Opinioni

L’accusa collega solidarietà e profitto. «Mare Jonio» la domanda errata nell'inchiesta

Stefano Zirulia venerdì 5 marzo 2021

Caro direttore, «L’hanno fatto per un ritorno economico, non per solidarietà». Possono riassumersi così le dure accuse che serpeggiano da qualche giorno nei confronti all’equipaggio della nave 'Mare Jonio', in relazione al trasporto a Pozzallo di 27 migranti tratti in salvo dal mercantile danese Etienne.

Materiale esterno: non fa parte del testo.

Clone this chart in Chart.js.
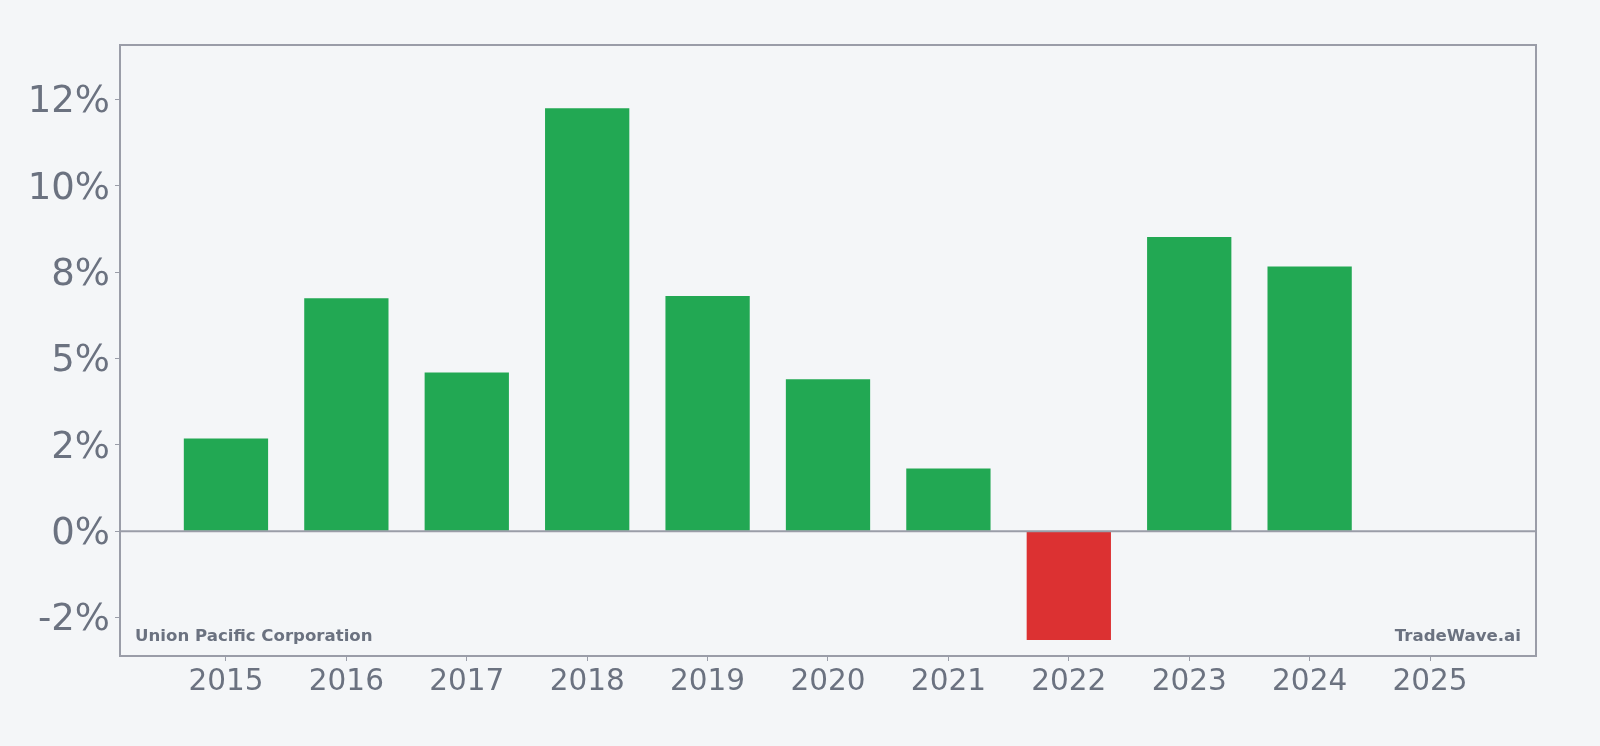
<!DOCTYPE html>
<html lang="en">
<head>
    <meta charset="UTF-8">
    <title>Union Pacific Corporation</title>
    <script src="https://cdn.jsdelivr.net/npm/chart.js@4.4.1/dist/chart.umd.min.js"></script>
    <style>
        html, body {
            margin: 0;
            padding: 0;
            background: #f4f6f8;
        }
        #wrap {
            width: 1600px;
            height: 746px;
        }
    </style>
</head>
<body>
    <div id="wrap"><canvas id="growthChart"></canvas></div>

    <script>
        // data
        var years = ['2015', '2016', '2017', '2018', '2019', '2020', '2021', '2022', '2023', '2024', '2025'];
        var growth = [2.69, 6.75, 4.60, 12.25, 6.81, 4.40, 1.82, -3.15, 8.52, 7.67];
        var yTickValues = [-2.5, 0, 2.5, 5, 7.5, 10, 12.5];
        var yTickLabels = ['-2%', '0%', '2%', '5%', '8%', '10%', '12%'];

        var textGray = '#6b7280';
        var lineGray = '#9a9da8';

        var points = growth.map(function (v, i) { return { x: i, y: v }; });
        var barColors = growth.map(function (v) { return v < 0 ? '#dc3132' : '#22a853'; });

        // frame, zero line and the two captions
        var framePlugin = {
            id: 'frame',
            afterDatasetsDraw: function (chart) {
                var a = chart.chartArea;
                var c = chart.ctx;
                var y0 = chart.scales.y.getPixelForValue(0);
                c.save();
                c.strokeStyle = lineGray;
                c.lineWidth = 2;
                c.beginPath();
                c.moveTo(a.left, y0);
                c.lineTo(a.right, y0);
                c.stroke();
                c.strokeRect(a.left, a.top, a.right - a.left, a.bottom - a.top);
                c.fillStyle = textGray;
                c.font = 'bold 16.6px "DejaVu Sans"';
                c.textBaseline = 'alphabetic';
                c.textAlign = 'left';
                c.fillText('Union Pacific Corporation', a.left + 15, a.bottom - 15);
                c.textAlign = 'right';
                c.fillText('TradeWave.ai', a.right - 15, a.bottom - 15);
                c.restore();
            }
        };

        var ctx = document.getElementById('growthChart').getContext('2d');
        var growthChart = new Chart(ctx, {
            type: 'bar',
            data: {
                datasets: [{
                    data: points,
                    backgroundColor: barColors,
                    borderWidth: 0,
                    barPercentage: 0.7,
                    categoryPercentage: 1.0
                }]
            },
            options: {
                responsive: true,
                maintainAspectRatio: false,
                animation: false,
                layout: { padding: { left: 0, right: 64, top: 45, bottom: 0 } },
                plugins: { legend: { display: false }, tooltip: { enabled: false } },
                scales: {
                    x: {
                        type: 'linear',
                        min: -0.88,
                        max: 10.88,
                        offset: false,
                        afterBuildTicks: function (scale) {
                            scale.ticks = years.map(function (y, i) { return { value: i }; });
                        },
                        afterFit: function (scale) { scale.height = 90; },
                        border: { display: false },
                        grid: {
                            offset: false,
                            drawOnChartArea: false,
                            tickLength: 5,
                            tickColor: lineGray,
                            tickWidth: 1
                        },
                        ticks: {
                            color: textGray,
                            font: { family: 'DejaVu Sans', size: 29.5 },
                            padding: 4,
                            maxRotation: 0,
                            autoSkip: false,
                            callback: function (v) { return years[v]; }
                        }
                    },
                    y: {
                        min: -3.61,
                        max: 14.08,
                        afterBuildTicks: function (scale) {
                            scale.ticks = yTickValues.map(function (v) { return { value: v }; });
                        },
                        afterFit: function (scale) { scale.width = 120; },
                        border: { display: false },
                        grid: {
                            drawOnChartArea: false,
                            tickLength: 5,
                            tickColor: lineGray,
                            tickWidth: 1
                        },
                        ticks: {
                            color: textGray,
                            font: { family: 'DejaVu Sans', size: 37 },
                            padding: 5,
                            labelOffset: 3,
                            callback: function (v) {
                                return yTickLabels[yTickValues.indexOf(v)];
                            }
                        }
                    }
                }
            },
            plugins: [framePlugin]
        });
    </script>
</body>
</html>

La Procura di Ragusa ha infatti aperto un fascicolo per favoreggiamento dell’immigrazione irregolare sostenendo di avere le prove che l’operazione di trasbordo dei naufraghi dalla nave danese a quella italiana si sia svolta sulla base di un accordo commerciale, in virtù del quale la società armatrice della prima avrebbe versato un’ingente somma quale corrispettivo per il servizio reso dalla seconda. Fermo restando che l’accertamento di ciò che è davvero accaduto dovrà avvenire in sede processuale, l’enfasi che è stata posta sui profili economici appare obiettivamente sproporzionata, e finisce per distrarre l’attenzione dai veri interrogativi che attraversano la vicenda. In Italia, infatti, la responsabilità penale per il reato di favoreggiamento dell’immigrazione irregolare non dipende dall’avere agito per scopo di lucro; dipende, più semplicemente, dall’avere illegalmente trasportato in Italia stranieri senza documenti (articolo 12 del Testo Unico Immigrazione).

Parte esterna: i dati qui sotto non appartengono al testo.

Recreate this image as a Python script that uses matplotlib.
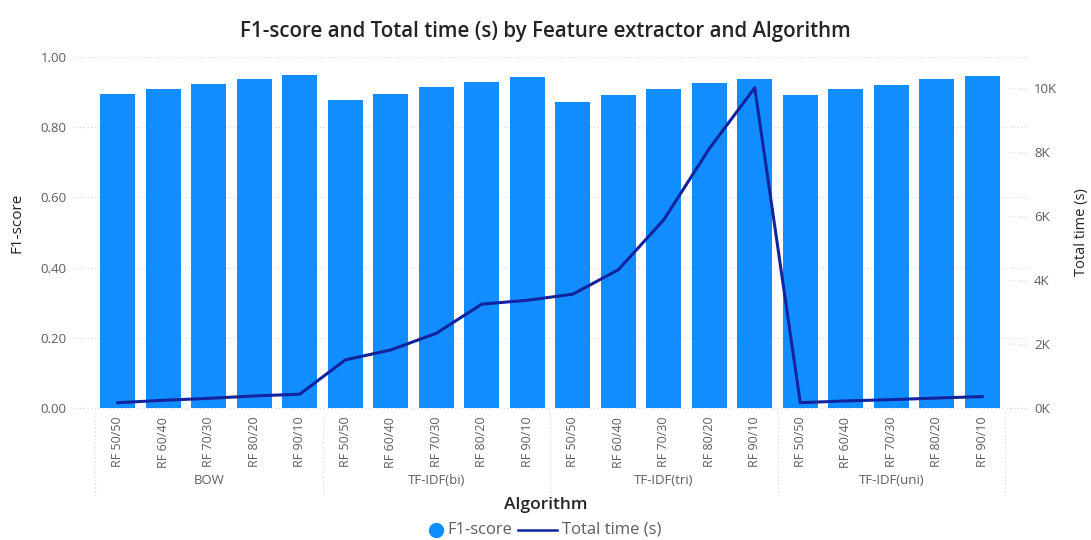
import numpy as np
import matplotlib
matplotlib.use("Agg")
import matplotlib.pyplot as plt
from matplotlib.lines import Line2D

plt.rcParams['font.family'] = ['Open Sans', 'DejaVu Sans']

# feature extractors and the split ratios run for each
extractors = ["BOW", "TF-IDF(bi)", "TF-IDF(tri)", "TF-IDF(uni)"]
splits = ["RF 50/50", "RF 60/40", "RF 70/30", "RF 80/20", "RF 90/10"]

f1_bow = [0.893, 0.907, 0.922, 0.937, 0.947]
f1_bi = [0.878, 0.895, 0.914, 0.927, 0.942]
f1_tri = [0.872, 0.890, 0.907, 0.925, 0.937]
f1_uni = [0.892, 0.909, 0.920, 0.936, 0.945]

time_bow = [175, 250, 310, 385, 440]
time_bi = [1510, 1820, 2340, 3250, 3370]
time_tri = [3560, 4320, 5880, 8100, 10000]
time_uni = [175, 230, 270, 320, 365]

f1 = f1_bow + f1_bi + f1_tri + f1_uni
total_time = time_bow + time_bi + time_tri + time_uni
labels = splits * len(extractors)

BAR = "#118DFF"
LINE = "#12239E"
TICK = "#605E5C"
DARK = "#252423"
GRID = "#D9D9D9"

W, H = 1091, 540
fig = plt.figure(figsize=(W / 100, H / 100), dpi=100)
ax = fig.add_axes([95 / W, 1 - 408.3 / H, 910 / W, (408.3 - 56.7) / H])
x = np.arange(len(f1))
ax.bar(x, f1, width=0.77, color=BAR, zorder=2)
ax.set_xlim(-0.5, len(f1) - 0.5)
ax.set_ylim(0, 1.0)
f1_ticks = np.arange(0, 1.01, 0.2)
ax.set_yticks(f1_ticks)
ax.set_yticklabels([f"{v:.2f}" for v in f1_ticks], color=TICK, fontsize=9.5)
ax.tick_params(axis="y", length=0, pad=20.5)
ax.set_xticks(x)
ax.set_xticklabels(labels, rotation=90, color=TICK, fontsize=9)
ax.tick_params(axis="x", length=0, pad=6)
for s in ax.spines.values():
    s.set_visible(False)

# dotted gridlines, running a little past both edges
for v in f1_ticks:
    ax.plot([-0.025, 1.025], [v, v], transform=ax.get_yaxis_transform(), color=GRID,
            lw=0.9, ls=(0, (1, 2)), clip_on=False, zorder=0)

# group separators and group names under the tick labels
trans = ax.get_xaxis_transform()
for i in range(len(extractors) + 1):
    ax.plot([i * 5 - 0.5] * 2, [-0.01, -0.25], transform=trans, color=GRID,
            lw=0.9, ls=(0, (1, 2)), clip_on=False)
for i, name in enumerate(extractors):
    ax.text(i * 5 + 2, -0.205, name, transform=trans, ha="center", va="center",
            color=TICK, fontsize=9.5)

ax.set_ylabel("F1-score", color=DARK, fontsize=11)
ax.yaxis.set_label_coords(-0.078, 0.527)

ax2 = ax.twinx()
ax2.plot(x, total_time, color=LINE, lw=2.2, zorder=3)
ax2.set_ylim(0, 10970)
time_ticks = np.arange(0, 10001, 2000)
ax2.set_yticks(time_ticks)
ax2.set_yticklabels([f"{int(v / 1000)}K" for v in time_ticks], color=TICK, fontsize=9.5)
ax2.tick_params(axis="y", length=0, pad=21)
for s in ax2.spines.values():
    s.set_visible(False)
for v in time_ticks:
    ax2.plot([1.005, 1.025], [v, v], transform=ax2.get_yaxis_transform(), color=GRID,
             lw=0.9, ls=(0, (1, 2)), clip_on=False, zorder=0)
ax2.set_ylabel("Total time (s)", color=DARK, fontsize=10.5, rotation=90)
ax2.yaxis.set_label_coords(1.076, 0.50)

fig.text(0.5, 1 - 32 / H, "F1-score and Total time (s) by Feature extractor and Algorithm",
         ha="center", va="center", color=DARK, fontsize=14.8, fontweight="semibold")
fig.text(0.5, 1 - 505 / H, "Algorithm", ha="center", va="center", color=DARK,
         fontsize=12.5, fontweight="semibold")

# legend row: dot for the bars, short line for the time series
ly = 1 - 530 / H
fig.add_artist(Line2D([436 / W], [ly], marker="o", ms=10, color=BAR, ls="none",
                      transform=fig.transFigure))
fig.text(447 / W, ly, "F1-score", ha="left", va="center", color=TICK, fontsize=12)
fig.add_artist(Line2D([518 / W, 557 / W], [ly, ly], color=LINE, lw=1.8,
                      transform=fig.transFigure))
fig.text(562 / W, ly, "Total time (s)", ha="left", va="center", color=TICK, fontsize=12)

fig.savefig("out.png", dpi=100)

Se il fatto è commesso per ricavarne un profitto, scatta una circostanza aggravante, che prevede pene ancora più severe; ma la punibilità sussiste anche in assenza di scopo di lucro. Del resto, è proprio per questa ragione che è nato il problema del 'reato di solidarietà': la legge italiana, per come è testualmente formulata, porta sul banco degli imputati tanto chi agisce per un ritorno economico, quanto chi agisce per finalità altruistiche. Sennonché, una recente sentenza della Corte di Cassazione (quella che ha dichiarato illegittimo l’arresto di Carola Rackete all’inizio del 2020), ha finalmente chiarito come l’articolo 12 del Testo Unico Immigrazione non sia, per così dire, un corpo isolato; ma debba essere interpretato e applicato dai giudici tenendo conto del quadro giuridico nel quale si inserisce, compreso il diritto internazionale che disciplina le operazioni di soccorso in mare. Ecco allora, ha spiegato la Corte, che non può ritenersi 'illegale' il trasporto in Italia di naufraghi, nemmeno quando sono stranieri privi di documenti: ciò in quanto il dovere di soccorrere vite umane in pericolo, sancito dalle Convenzioni sul diritto del mare (Unclos, Sar, Solas), prevale sull’interesse statale alla protezione delle frontiere.

Ma se è così – e qui torniamo alla vicenda odierna – allora la partita della responsabilità penale dell’equipaggio della 'Mare Jonio' non si gioca sul piano del (presunto) profitto, bensì, ancora una volta, dell’adempimento del dovere di soccorso in mare. E siccome tale dovere comprende pacificamente non solo il recupero dei naufraghi, ma anche il loro successivo sbarco in un porto sicuro, allora la domanda che occorre porsi è se l’intervento dell’equipaggio di Mediterranea, consistito nel prendere in carico i 27 migranti, sia servito a sbloccare una situazione di stallo che stava provocando un ingiustificato ritardo nello sbarco.

Stando alla informazioni disponibili, pare proprio che la risposta sia affermativa: i migranti si trovavano a bordo della 'Etienne' da ben 37 giorni (un periodo ben più lungo, per intenderci, di quelli che hanno innescato le indagini per sequestro di persona nei casi 'Gregoretti' e 'Open Arms'), le loro condizioni psicofisiche stavano progressivamente deteriorando e le loro reiterate richieste d’aiuto erano rimaste inascoltate. A fronte dell’inerzia delle autorità, l’intervento della 'Mare Jonio' non ha fatto altro che garantire che le persone fossero trasportate in un porto sicuro 'in tempi ragionevoli', come richiesto dalla Convenzione di Amburgo, che l’Italia ha ratificato.

Esattamente come nel caso Rackete, anche qui l’adempimento del dovere comporta il venire meno del reato; e parlare di aggravante del profitto in assenza del favoreggiamento è come pensare di arredare una casa che non ha ancora il tetto e i muri: un nonsenso. La Procura di Ragusa ne è certamente consapevole; ma sarebbe opportuno che lo fosse anche il dibattito che accompagna questa delicata vicenda.